Charts and diagrams as code

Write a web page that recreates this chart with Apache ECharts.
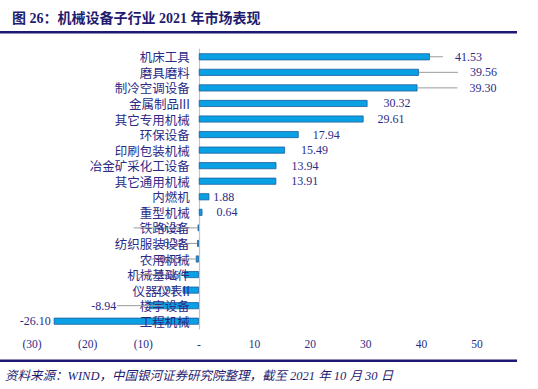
<!DOCTYPE html>
<html><head><meta charset="utf-8">
<script src="https://cdn.jsdelivr.net/npm/echarts@6/dist/echarts.min.js"></script>
<style>html,body{margin:0;padding:0;background:#fff;}#c{width:538px;height:389px;}</style>
</head><body><div id="c"></div>
<script>
// ---- data ----
const categories = ['机床工具','磨具磨料','制冷空调设备','金属制品III','其它专用机械','环保设备','印刷包装机械','冶金矿采化工设备','其它通用机械','内燃机','重型机械','铁路设备','纺织服装设备','农用机械','机械基础件','仪器仪表II','楼宇设备','工程机械'];
const values = [41.53,39.56,39.30,30.32,29.61,17.94,15.49,13.94,13.91,1.88,0.64,-0.22,-0.32,-0.55,-2.66,-2.91,-8.94,-26.10];
const xTicks = {min:-30, max:50, interval:10};

// ---- label layout (px offsets, outward from bar end) ----
const labelGap = [25,51,52,16,14,14,16,15,15,4,14,16,13,15,5,6,33,3];
const leader  = [[0,13],[0,39],[0,40],null,null,null,null,null,null,null,null,[0,64],[0,10],[0,47],[0,47],null,[-13,32],null];

const navy = '#2b2b86';
const FONT = "'Liberation Serif','Noto Sans CJK SC',serif";
const CJK = "'Noto Sans CJK SC',sans-serif";
const chart = echarts.init(document.getElementById('c'), null, {renderer:'svg'});
chart.setOption({
  animation:false,
  title:{text:'图 26：机械设备子行业 2021 年市场表现', left:7, top:6,
    textStyle:{fontSize:14, fontWeight:'bold', color:'#1f1b6e', fontFamily:FONT}},
  graphic:[
    {type:'rect', shape:{x:0,y:31,width:517,height:2.5}, style:{fill:'#1d1872'}},
    {type:'rect', shape:{x:0,y:359.5,width:517,height:2.5}, style:{fill:'#1d1872'}},
    {type:'text', x:5, y:376, style:{text:'资料来源：WIND，中国银河证券研究院整理，截至 2021 年 10 月 30 日',
      fontSize:12.5, fontStyle:'italic', fill:'#1f1b6e', fontFamily:FONT, verticalAlign:'middle'}}
  ],
  grid:{left:32, right:61, top:49, bottom:60, containLabel:false, outerBoundsMode:'none'},
  xAxis:{type:'value', min:xTicks.min, max:xTicks.max, interval:xTicks.interval,
    axisLine:{show:false}, axisTick:{show:false}, splitLine:{show:false},
    axisLabel:{color:navy, fontSize:11.5, fontFamily:FONT, margin:9,
      formatter:v=> v<0 ? '('+Math.abs(v)+')' : (v===0 ? '-' : String(v))}},
  yAxis:{type:'category', data:categories, inverse:true,
    axisLine:{show:true, onZero:true, lineStyle:{color:'#c4c4c4', width:1.2}}, axisTick:{show:false},
    axisLabel:{show:false}},
  series:[
    {type:'bar', data:values, barWidth:7, z:2,
      itemStyle:{color:'#0aa0e4', borderColor:'#1b5e9e', borderWidth:0.8}},
    {type:'custom', z:6, clip:false,
      data:values.map((v,i)=>[v,i]), encode:{x:0,y:1},
      renderItem:(params, api)=>{
        const i = params.dataIndex;
        const v = api.value(0);
        const p = api.coord([v, i]);
        const z0 = api.coord([0, i]);
        const s = v>=0 ? 1 : -1;
        const children = [];
        children.push({type:'text', x:z0[0]-9, y:z0[1],
          style:{text:categories[i], fontSize:12.5, fontFamily:CJK, fill:navy,
            align:'right', verticalAlign:'middle'}});
        const ld = leader[i];
        if (ld) children.push({type:'line', shape:{x1:p[0]+s*ld[0], y1:p[1], x2:p[0]+s*ld[1], y2:p[1]},
          style:{stroke:'#9a9a9a', lineWidth:1}});
        children.push({type:'text', x:p[0]+s*labelGap[i], y:p[1],
          style:{text:v.toFixed(2), fontSize:12, fontFamily:FONT, fill:navy,
            align: s>0?'left':'right', verticalAlign:'middle'}});
        return {type:'group', children};
      }}
  ]
});
</script></body></html>
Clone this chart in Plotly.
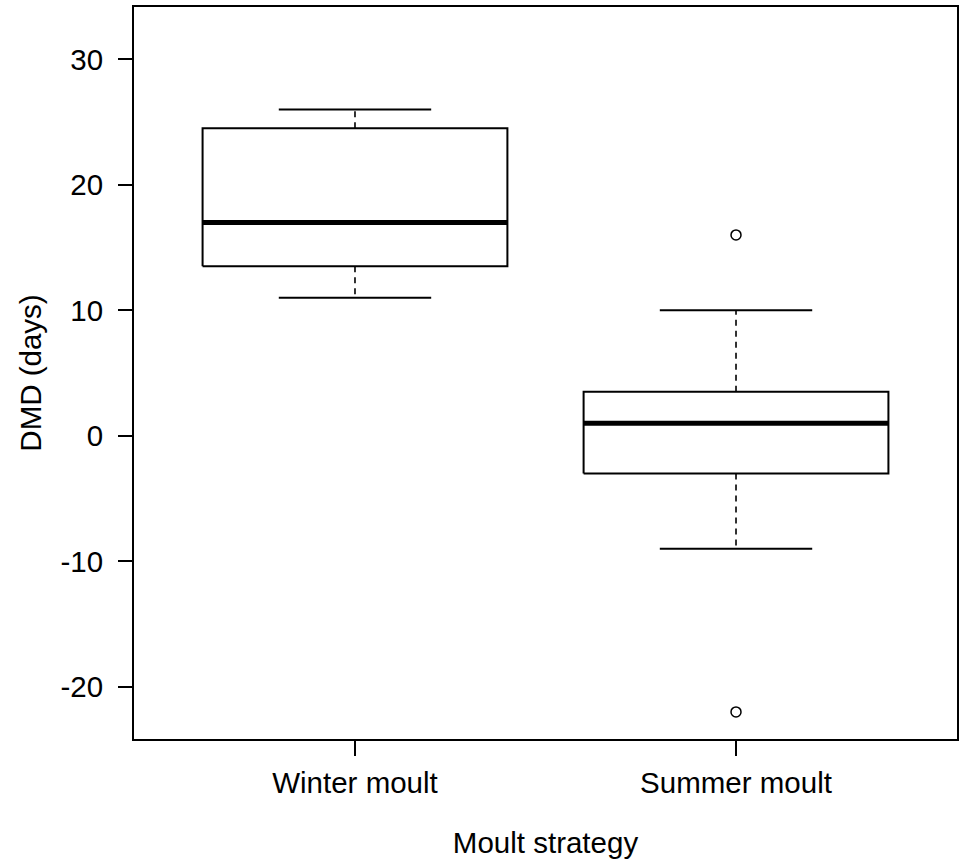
import plotly.graph_objects as go

categories = ["Winter moult", "Summer moult"]
lower_whisker = [11, -9]
q1 = [13.5, -3]
median = [17, 1]
q3 = [24.5, 3.5]
upper_whisker = [26, 10]
outlier_group = [1, 1]          # index into categories
outlier_values = [16, -22]
y_ticks = [-20, -10, 0, 10, 20, 30]
y_tick_labels = [str(v) for v in y_ticks]

BOX_W = 0.8
CAP_W = 0.4
LC = "black"

fig = go.Figure()
for i, cat in enumerate(categories):
    p = i + 1
    l, r = p - BOX_W / 2, p + BOX_W / 2
    cl, cr = p - CAP_W / 2, p + CAP_W / 2
    # whiskers (dashed)
    fig.add_trace(go.Scatter(x=[p, p, None, p, p],
                             y=[q3[i], upper_whisker[i], None, q1[i], lower_whisker[i]],
                             mode="lines", line=dict(color=LC, width=1.6, dash="6px,5px"),
                             showlegend=False, hoverinfo="skip"))
    # caps
    fig.add_trace(go.Scatter(x=[cl, cr, None, cl, cr],
                             y=[upper_whisker[i], upper_whisker[i], None, lower_whisker[i], lower_whisker[i]],
                             mode="lines", line=dict(color=LC, width=2),
                             showlegend=False, hoverinfo="skip"))
    # box
    fig.add_trace(go.Scatter(x=[l, r, r, l, l],
                             y=[q1[i], q1[i], q3[i], q3[i], q1[i]],
                             mode="lines", line=dict(color=LC, width=2),
                             fill="toself", fillcolor="white",
                             showlegend=False, name=cat))
    # median
    fig.add_trace(go.Scatter(x=[l, r], y=[median[i], median[i]],
                             mode="lines", line=dict(color=LC, width=5),
                             showlegend=False, hoverinfo="skip"))

fig.add_trace(go.Scatter(x=[g + 1 for g in outlier_group], y=outlier_values,
                         mode="markers",
                         marker=dict(symbol="circle-open", size=10, color=LC, line=dict(width=1.5)),
                         showlegend=False))

font = dict(family="Liberation Sans, Arial, sans-serif", size=29.5, color="black")

fig.update_layout(
    width=959, height=863, autosize=False,
    margin=dict(l=134, r=2, t=7, b=124, autoexpand=False),
    paper_bgcolor="white", plot_bgcolor="white",
    font=font,
    xaxis=dict(range=[0.42, 2.58], tickvals=[1, 2], ticktext=categories,
               ticks="outside", ticklen=15, tickwidth=2, tickcolor=LC,
               showline=True, mirror=True, linewidth=2, linecolor=LC,
               showgrid=False, zeroline=False, ticklabelstandoff=2,
               title=dict(text="Moult strategy", standoff=34, font=font)),
    yaxis=dict(range=[-24.16, 34.16], tickvals=y_ticks, ticktext=y_tick_labels,
               ticks="outside", ticklen=14, tickwidth=2, tickcolor=LC,
               showline=True, mirror=True, linewidth=2, linecolor=LC,
               showgrid=False, zeroline=False, ticklabelstandoff=9,
               title=dict(text="DMD (days)", standoff=10, font=font)),
)

fig.write_html("out.html",
               config={"displayModeBar": False, "responsive": False},
               post_script="document.documentElement.style.overflow='hidden';document.body.style.margin='0';document.body.style.overflow='hidden';")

◆ Stated task
Return the material exactly as given, apart from the pictures.

◆ Response to the task
Write a web page that recreates this chart with Apache ECharts.
<!DOCTYPE html>
<html><head><meta charset="utf-8">
<script src="https://cdn.jsdelivr.net/npm/echarts@6/dist/echarts.min.js"></script>
<style>html,body{margin:0;padding:0;background:#fff;}#c{width:538px;height:389px;}</style>
</head><body><div id="c"></div>
<script>
// ---- data ----
const categories = ['机床工具','磨具磨料','制冷空调设备','金属制品III','其它专用机械','环保设备','印刷包装机械','冶金矿采化工设备','其它通用机械','内燃机','重型机械','铁路设备','纺织服装设备','农用机械','机械基础件','仪器仪表II','楼宇设备','工程机械'];
const values = [41.53,39.56,39.30,30.32,29.61,17.94,15.49,13.94,13.91,1.88,0.64,-0.22,-0.32,-0.55,-2.66,-2.91,-8.94,-26.10];
const xTicks = {min:-30, max:50, interval:10};

// ---- label layout (px offsets, outward from bar end) ----
const labelGap = [25,51,52,16,14,14,16,15,15,4,14,16,13,15,5,6,33,3];
const leader  = [[0,13],[0,39],[0,40],null,null,null,null,null,null,null,null,[0,64],[0,10],[0,47],[0,47],null,[-13,32],null];

const navy = '#2b2b86';
const FONT = "'Liberation Serif','Noto Sans CJK SC',serif";
const CJK = "'Noto Sans CJK SC',sans-serif";
const chart = echarts.init(document.getElementById('c'), null, {renderer:'svg'});
chart.setOption({
  animation:false,
  title:{text:'图 26：机械设备子行业 2021 年市场表现', left:7, top:6,
    textStyle:{fontSize:14, fontWeight:'bold', color:'#1f1b6e', fontFamily:FONT}},
  graphic:[
    {type:'rect', shape:{x:0,y:31,width:517,height:2.5}, style:{fill:'#1d1872'}},
    {type:'rect', shape:{x:0,y:359.5,width:517,height:2.5}, style:{fill:'#1d1872'}},
    {type:'text', x:5, y:376, style:{text:'资料来源：WIND，中国银河证券研究院整理，截至 2021 年 10 月 30 日',
      fontSize:12.5, fontStyle:'italic', fill:'#1f1b6e', fontFamily:FONT, verticalAlign:'middle'}}
  ],
  grid:{left:32, right:61, top:49, bottom:60, containLabel:false, outerBoundsMode:'none'},
  xAxis:{type:'value', min:xTicks.min, max:xTicks.max, interval:xTicks.interval,
    axisLine:{show:false}, axisTick:{show:false}, splitLine:{show:false},
    axisLabel:{color:navy, fontSize:11.5, fontFamily:FONT, margin:9,
      formatter:v=> v<0 ? '('+Math.abs(v)+')' : (v===0 ? '-' : String(v))}},
  yAxis:{type:'category', data:categories, inverse:true,
    axisLine:{show:true, onZero:true, lineStyle:{color:'#c4c4c4', width:1.2}}, axisTick:{show:false},
    axisLabel:{show:false}},
  series:[
    {type:'bar', data:values, barWidth:7, z:2,
      itemStyle:{color:'#0aa0e4', borderColor:'#1b5e9e', borderWidth:0.8}},
    {type:'custom', z:6, clip:false,
      data:values.map((v,i)=>[v,i]), encode:{x:0,y:1},
      renderItem:(params, api)=>{
        const i = params.dataIndex;
        const v = api.value(0);
        const p = api.coord([v, i]);
        const z0 = api.coord([0, i]);
        const s = v>=0 ? 1 : -1;
        const children = [];
        children.push({type:'text', x:z0[0]-9, y:z0[1],
          style:{text:categories[i], fontSize:12.5, fontFamily:CJK, fill:navy,
            align:'right', verticalAlign:'middle'}});
        const ld = leader[i];
        if (ld) children.push({type:'line', shape:{x1:p[0]+s*ld[0], y1:p[1], x2:p[0]+s*ld[1], y2:p[1]},
          style:{stroke:'#9a9a9a', lineWidth:1}});
        children.push({type:'text', x:p[0]+s*labelGap[i], y:p[1],
          style:{text:v.toFixed(2), fontSize:12, fontFamily:FONT, fill:navy,
            align: s>0?'left':'right', verticalAlign:'middle'}});
        return {type:'group', children};
      }}
  ]
});
</script></body></html>
Clone this chart in Plotly.
import plotly.graph_objects as go

categories = ["Winter moult", "Summer moult"]
lower_whisker = [11, -9]
q1 = [13.5, -3]
median = [17, 1]
q3 = [24.5, 3.5]
upper_whisker = [26, 10]
outlier_group = [1, 1]          # index into categories
outlier_values = [16, -22]
y_ticks = [-20, -10, 0, 10, 20, 30]
y_tick_labels = [str(v) for v in y_ticks]

BOX_W = 0.8
CAP_W = 0.4
LC = "black"

fig = go.Figure()
for i, cat in enumerate(categories):
    p = i + 1
    l, r = p - BOX_W / 2, p + BOX_W / 2
    cl, cr = p - CAP_W / 2, p + CAP_W / 2
    # whiskers (dashed)
    fig.add_trace(go.Scatter(x=[p, p, None, p, p],
                             y=[q3[i], upper_whisker[i], None, q1[i], lower_whisker[i]],
                             mode="lines", line=dict(color=LC, width=1.6, dash="6px,5px"),
                             showlegend=False, hoverinfo="skip"))
    # caps
    fig.add_trace(go.Scatter(x=[cl, cr, None, cl, cr],
                             y=[upper_whisker[i], upper_whisker[i], None, lower_whisker[i], lower_whisker[i]],
                             mode="lines", line=dict(color=LC, width=2),
                             showlegend=False, hoverinfo="skip"))
    # box
    fig.add_trace(go.Scatter(x=[l, r, r, l, l],
                             y=[q1[i], q1[i], q3[i], q3[i], q1[i]],
                             mode="lines", line=dict(color=LC, width=2),
                             fill="toself", fillcolor="white",
                             showlegend=False, name=cat))
    # median
    fig.add_trace(go.Scatter(x=[l, r], y=[median[i], median[i]],
                             mode="lines", line=dict(color=LC, width=5),
                             showlegend=False, hoverinfo="skip"))

fig.add_trace(go.Scatter(x=[g + 1 for g in outlier_group], y=outlier_values,
                         mode="markers",
                         marker=dict(symbol="circle-open", size=10, color=LC, line=dict(width=1.5)),
                         showlegend=False))

font = dict(family="Liberation Sans, Arial, sans-serif", size=29.5, color="black")

fig.update_layout(
    width=959, height=863, autosize=False,
    margin=dict(l=134, r=2, t=7, b=124, autoexpand=False),
    paper_bgcolor="white", plot_bgcolor="white",
    font=font,
    xaxis=dict(range=[0.42, 2.58], tickvals=[1, 2], ticktext=categories,
               ticks="outside", ticklen=15, tickwidth=2, tickcolor=LC,
               showline=True, mirror=True, linewidth=2, linecolor=LC,
               showgrid=False, zeroline=False, ticklabelstandoff=2,
               title=dict(text="Moult strategy", standoff=34, font=font)),
    yaxis=dict(range=[-24.16, 34.16], tickvals=y_ticks, ticktext=y_tick_labels,
               ticks="outside", ticklen=14, tickwidth=2, tickcolor=LC,
               showline=True, mirror=True, linewidth=2, linecolor=LC,
               showgrid=False, zeroline=False, ticklabelstandoff=9,
               title=dict(text="DMD (days)", standoff=10, font=font)),
)

fig.write_html("out.html",
               config={"displayModeBar": False, "responsive": False},
               post_script="document.documentElement.style.overflow='hidden';document.body.style.margin='0';document.body.style.overflow='hidden';")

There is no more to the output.